Thanks to all of you that jumped in on this so far. You guys are always a wealth of knowledge!

[PRR]

> ground to LED1, all of the LED's came on, and when I connected ground on LED2, 2-10 came on, then 3 through 10 and so on. I'm having trouble understanding why the diode is working backwards...

Looks correct to me. Maybe how you look at it? I like to draw so the current "falls top to bottom", and diodes pass in the direction of the arrows.



The resistor voltage drops 0.6V at each stage. So 24 diodes lose 14.4V. There's another 1.5V-4V in LED. So extending the numbers on my mark-up, but assuming 18.0V supply, you have 12V on the first resistor and nearly-zero voltage on the last resistor.

If you scale the resistors by their all-LED voltages, then with just one LED it gets way too much current.

You could try current-sources, but that's more legs to solder. (One R and one PNP per LED, plus a master bias source, or find Current Regulator diodes {selected JFETs}.)

That 0.6V diode-drop adds-up. There's alternative diodes with ~~0.4V drop, better but still adds-up. There's a bazillion Active Ideal diode schemes, none I would want to wire two dozen of. (PNP NPN and one R may be the simplest almost-Ideal diode.)

Note that the last diode in the array must handle current from ALL the LEDs. Little 1N4148 may stand it on breadboard but maybe not a long concert on a summer day. 1N4007 is ample, not costly, and has lower drop than '4148 (at the same current); but still adds-up.

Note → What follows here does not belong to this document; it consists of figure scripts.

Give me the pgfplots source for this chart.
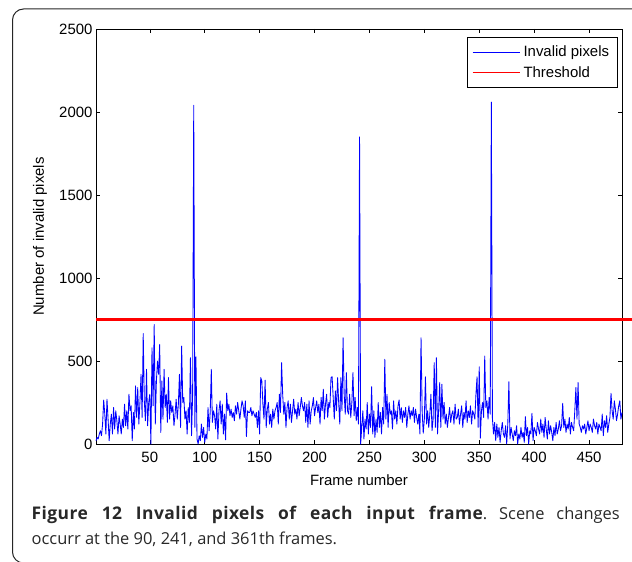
\documentclass[border=0pt]{standalone}
\usepackage{fontspec}
\setmainfont{Liberation Sans}
\newfontfamily\capfont{Open Sans}
\newfontfamily\capboldfont[LetterSpace=2.5]{Open Sans Bold}
\usepackage{pgfplots}
\pgfplotsset{compat=1.18}
\definecolor{capgray}{RGB}{40,40,40}
\begin{document}
\begin{tikzpicture}
\clip (0,0) rectangle (632bp,562bp);
\draw[line width=1bp, black!85, rounded corners=11bp] (12.5bp,553bp) rectangle (660bp,-1bp);
\begin{axis}[
  at={(96bp,118bp)}, anchor=south west,
  width=526bp, height=415bp, scale only axis,
  xmin=1, xmax=480, ymin=0, ymax=2500,
  clip=false,
  xtick={50,100,...,450}, ytick={0,500,...,2500},
  tick align=inside, major tick length=4bp,
  axis line style={line width=0.8bp},
  every tick/.style={black, line width=0.6bp},
  tick label style={font=\fontsize{15}{18}\selectfont},
  xticklabel style={yshift=-5bp},
  /pgf/number format/assume math mode=true,
  scaled ticks=false,
  /pgf/number format/1000 sep={},
  xlabel={Frame number}, ylabel={Number of invalid pixels},
  label style={font=\fontsize{15}{18}\selectfont},
  xlabel style={at={(axis description cs:0.5,-0.0867)}, anchor=center},
  ylabel style={at={(axis description cs:-0.1065,0.5)}, anchor=center},
  legend style={at={(rel axis cs:1,1)}, anchor=north east, xshift=-4bp, yshift=-8bp,
    line width=0.8bp, font=\fontsize{15}{18}\selectfont,
    inner xsep=5bp, inner ysep=5bp, row sep=1.5bp, nodes={inner sep=3.5bp}},
  legend cell align=left,
  legend image code/.code={\draw[#1] (0bp,0bp) -- (47bp,0bp);},
]
\addplot[draw=blue, line width=0.85bp, line join=round] coordinates {
(1,20)(2,40)(3,30)(4,60)(5,80)(6,50)(7,120)(8,265)(9,180)(10,60)
(11,270)(12,150)(13,20)(14,120)(15,180)(16,60)(17,220)(18,90)(19,200)(20,140)
(21,60)(22,170)(23,120)(24,60)(25,150)(26,100)(27,240)(28,110)(29,200)(30,90)
(31,300)(32,200)(33,230)(34,20)(35,190)(36,90)(37,350)(38,160)(39,340)(40,120)
(41,250)(42,420)(43,160)(44,665)(45,260)(46,140)(47,450)(48,110)(49,250)(50,300)
(51,0)(52,580)(53,230)(54,720)(55,120)(56,380)(57,500)(58,420)(59,600)(60,70)
(61,380)(62,150)(63,450)(64,220)(65,300)(66,130)(67,400)(68,150)(69,260)(70,190)
(71,230)(72,110)(73,180)(74,270)(75,150)(76,240)(77,420)(78,100)(79,590)(80,250)
(81,280)(82,150)(83,200)(84,60)(85,220)(86,130)(87,520)(88,50)(89,300)(90,2040)
(91,100)(92,525)(93,30)(94,0)(95,50)(96,20)(97,120)(98,40)(99,100)(100,10)
(101,60)(102,30)(103,220)(104,80)(105,190)(106,450)(107,130)(108,200)(109,170)(110,90)
(111,240)(112,30)(113,200)(114,260)(115,120)(116,240)(117,60)(118,180)(119,25)(120,307)
(121,200)(122,240)(123,170)(124,210)(125,160)(126,190)(127,140)(128,230)(129,180)(130,250)
(131,200)(132,150)(133,210)(134,260)(135,230)(136,160)(137,260)(138,45)(139,200)(140,190)
(141,190)(142,220)(143,170)(144,200)(145,180)(146,160)(147,190)(148,100)(149,200)(150,60)
(151,400)(152,380)(153,240)(154,150)(155,385)(156,100)(157,210)(158,250)(159,120)(160,180)
(161,100)(162,210)(163,150)(164,200)(165,220)(166,250)(167,120)(168,300)(169,190)(170,490)
(171,300)(172,180)(173,250)(174,100)(175,220)(176,260)(177,150)(178,240)(179,130)(180,200)
(181,270)(182,180)(183,210)(184,150)(185,250)(186,170)(187,220)(188,280)(189,230)(190,200)
(191,250)(192,130)(193,240)(194,100)(195,260)(196,120)(197,200)(198,230)(199,280)(200,170)
(201,220)(202,260)(203,190)(204,240)(205,120)(206,280)(207,200)(208,330)(209,150)(210,240)
(211,300)(212,160)(213,250)(214,220)(215,400)(216,405)(217,280)(218,150)(219,320)(220,200)
(221,400)(222,250)(223,120)(224,400)(225,200)(226,640)(227,300)(228,180)(229,430)(230,200)
(231,180)(232,300)(233,160)(234,250)(235,430)(236,170)(237,280)(238,140)(239,220)(240,120)
(241,1850)(242,0)(243,100)(244,200)(245,30)(246,150)(247,90)(248,250)(249,60)(250,180)
(251,100)(252,345)(253,60)(254,200)(255,40)(256,150)(257,70)(258,250)(259,100)(260,190)
(261,60)(262,220)(263,120)(264,510)(265,150)(266,300)(267,100)(268,250)(269,180)(270,200)
(271,90)(272,260)(273,150)(274,200)(275,120)(276,230)(277,265)(278,150)(279,220)(280,130)
(281,200)(282,160)(283,220)(284,100)(285,180)(286,230)(287,150)(288,200)(289,170)(290,220)
(291,130)(292,210)(293,160)(294,120)(295,180)(296,60)(297,640)(298,200)(299,65)(300,150)
(301,405)(302,120)(303,200)(304,100)(305,180)(306,300)(307,80)(308,150)(309,490)(310,100)
(311,520)(312,60)(313,200)(314,370)(315,100)(316,360)(317,150)(318,250)(319,120)(320,180)
(321,100)(322,160)(323,220)(324,130)(325,180)(326,200)(327,120)(328,240)(329,150)(330,160)
(331,210)(332,120)(333,180)(334,230)(335,100)(336,190)(337,150)(338,260)(339,130)(340,200)
(341,160)(342,230)(343,120)(344,200)(345,180)(346,150)(347,300)(348,405)(349,100)(350,465)
(351,35)(352,200)(353,250)(354,160)(355,530)(356,220)(357,260)(358,150)(359,280)(360,180)
(361,2060)(362,155)(363,60)(364,130)(365,20)(366,120)(367,40)(368,100)(369,10)(370,80)
(371,130)(372,60)(373,40)(374,110)(375,0)(376,120)(377,375)(378,30)(379,100)(380,60)
(381,20)(382,80)(383,50)(384,110)(385,0)(386,60)(387,30)(388,100)(389,40)(390,70)
(391,10)(392,165)(393,50)(394,100)(395,0)(396,80)(397,60)(398,185)(399,20)(400,100)
(401,80)(402,50)(403,130)(404,90)(405,60)(406,150)(407,70)(408,120)(409,40)(410,160)
(411,90)(412,30)(413,140)(414,60)(415,110)(416,70)(417,20)(418,100)(419,50)(420,130)
(421,60)(422,90)(423,140)(424,80)(425,110)(426,245)(427,100)(428,150)(429,70)(430,120)
(431,90)(432,160)(433,60)(434,130)(435,100)(436,80)(437,200)(438,340)(439,150)(440,370)
(441,120)(442,100)(443,70)(444,110)(445,90)(446,120)(447,60)(448,100)(449,140)(450,80)
(451,120)(452,100)(453,70)(454,150)(455,110)(456,90)(457,130)(458,60)(459,120)(460,100)
(461,80)(462,180)(463,50)(464,140)(465,100)(466,170)(467,70)(468,120)(469,160)(470,305)
(471,200)(472,150)(473,260)(474,210)(475,140)(476,180)(477,230)(478,260)(479,150)(480,190)
};
\addlegendentry{Invalid pixels}
\addplot[draw=red, line width=3.2bp, forget plot] coordinates {(1,750)(492,750)};
\addlegendimage{draw=red, line width=0.9bp}
\addlegendentry{Threshold}
\end{axis}
\node[anchor=base west, inner sep=0pt, text=capgray, font=\capfont\fontsize{16.5}{20}\selectfont]
  at (31.5bp,42bp) {\frenchspacing\makebox[588bp][s]{{\capboldfont\fontsize{17.5}{20}\selectfont Figure 12 Invalid pixels of each input frame}. Scene changes}};
\node[anchor=base west, inner sep=0pt, text=capgray, font=\capfont\fontsize{16.5}{20}\selectfont]
  at (31.5bp,18bp) {occurr at the 90, 241, and 361th frames.};
\end{tikzpicture}
\end{document}
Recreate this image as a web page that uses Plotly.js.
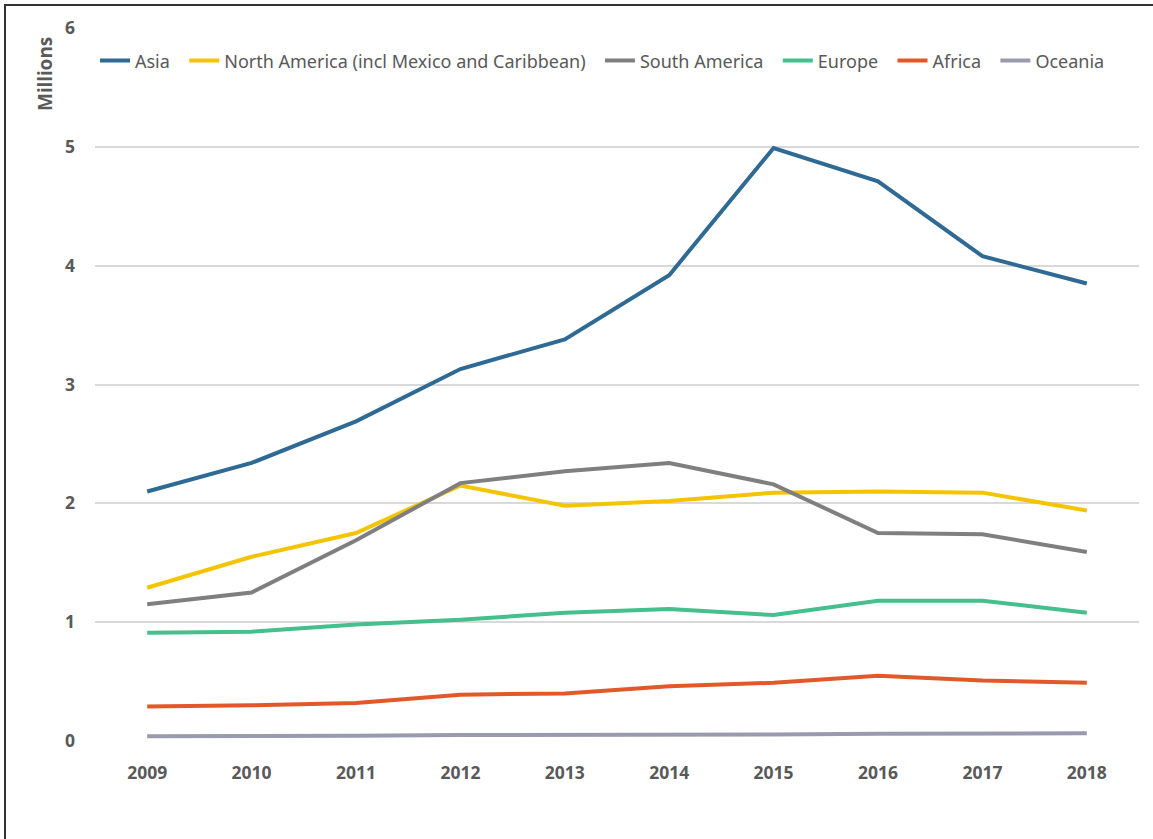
<!DOCTYPE html>
<html>
<head>
<meta charset="utf-8">
<script src="https://cdn.plot.ly/plotly-3.0.1.min.js"></script>
<style>
  html, body { margin: 0; padding: 0; background: #fff; overflow: hidden; }
  #frame { position: absolute; left: 4px; top: 4px; width: 1170px; height: 860px; border: 2px solid #333; box-sizing: border-box; }
  #chart { position: absolute; left: 0; top: 0; width: 1153px; height: 839px; }
</style>
</head>
<body>
<div id="frame"></div>
<div id="chart"></div>
<script>
const years = ['2009','2010','2011','2012','2013','2014','2015','2016','2017','2018'];
const asia = [2.10, 2.34, 2.69, 3.13, 3.38, 3.92, 4.99, 4.71, 4.08, 3.85];
const northAmerica = [1.29, 1.55, 1.75, 2.15, 1.98, 2.02, 2.09, 2.10, 2.09, 1.94];
const southAmerica = [1.15, 1.25, 1.69, 2.17, 2.27, 2.34, 2.16, 1.75, 1.74, 1.59];
const europe = [0.91, 0.92, 0.98, 1.02, 1.08, 1.11, 1.06, 1.18, 1.18, 1.08];
const africa = [0.29, 0.30, 0.32, 0.39, 0.40, 0.46, 0.49, 0.55, 0.51, 0.49];
const oceania = [0.04, 0.04, 0.045, 0.05, 0.05, 0.055, 0.055, 0.06, 0.065, 0.065];
const yTicks = [0, 1, 2, 3, 4, 5, 6];

const seriesNames = ['Asia', 'North America (incl Mexico and Caribbean)', 'South America', 'Europe', 'Africa', 'Oceania'];
const seriesData = [asia, northAmerica, southAmerica, europe, africa, oceania];
const seriesColors = ['#2e6a94', '#f5c400', '#7f7f7f', '#45bf8c', '#e2582a', '#9a9aae'];

const pad = '\u00a0\u00a0';
const traces = seriesNames.map((n, i) => ({
  type: 'scatter', mode: 'lines', name: n + pad, x: years, y: seriesData[i],
  line: { color: seriesColors[i], width: 4, shape: 'linear' },
  hovertemplate: n + ': %{y}<extra>%{x}</extra>'
}));

const layout = {
  width: 1153, height: 839,
  margin: { l: 95, r: 14, t: 28, b: 98 },
  paper_bgcolor: 'rgba(0,0,0,0)', plot_bgcolor: '#fff',
  font: { family: 'Noto Sans, sans-serif', color: '#595959' },
  showlegend: true,
  legend: {
    orientation: 'h', x: 0, xanchor: 'left', y: 0.954, yanchor: 'middle',
    font: { family: 'Noto Sans, sans-serif', size: 18, color: '#595959' },
    bgcolor: 'rgba(255,255,255,0)', tracegroupgap: 0, itemwidth: 30
  },
  xaxis: {
    type: 'category', range: [-0.5, 9.5], showgrid: false, zeroline: false,
    showline: false, ticks: '', ticklabelstandoff: 19,
    tickfont: { family: 'Noto Sans, sans-serif', size: 17.5, weight: 'bold', color: '#595959' }
  },
  yaxis: {
    range: [0, 6], tickvals: yTicks, ticktext: yTicks.map(String),
    showgrid: true, gridcolor: '#d9d9d9', gridwidth: 1.5, zeroline: false,
    showline: false, ticks: '', ticklabelstandoff: 19,
    tickfont: { family: 'Noto Sans, sans-serif', size: 17.5, weight: 'bold', color: '#595959' }
  },
  annotations: [{
    text: 'Millions', xref: 'paper', yref: 'paper', x: -0.048, y: 0.99,
    xanchor: 'center', yanchor: 'top', textangle: -90, showarrow: false,
    font: { family: 'Noto Sans, sans-serif', size: 19, weight: 'bold', color: '#595959' }
  }]
};

Plotly.newPlot('chart', traces, layout, { displayModeBar: false });
</script>
</body>
</html>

I say again: LM3914. Even though you seem to want switch control instead of voltage control. '3914 has the dot/bar logic inside, has the current limiting inside, can be stacked to 20 and I think to 30 (or 24) LEDs. Your switches work a resistor string to generate a (say) 0V to 2.4V voltage. The '3914s are stacked to a 2.4V reference with thresholds 0.1V apart. Tolerances should be tolerable.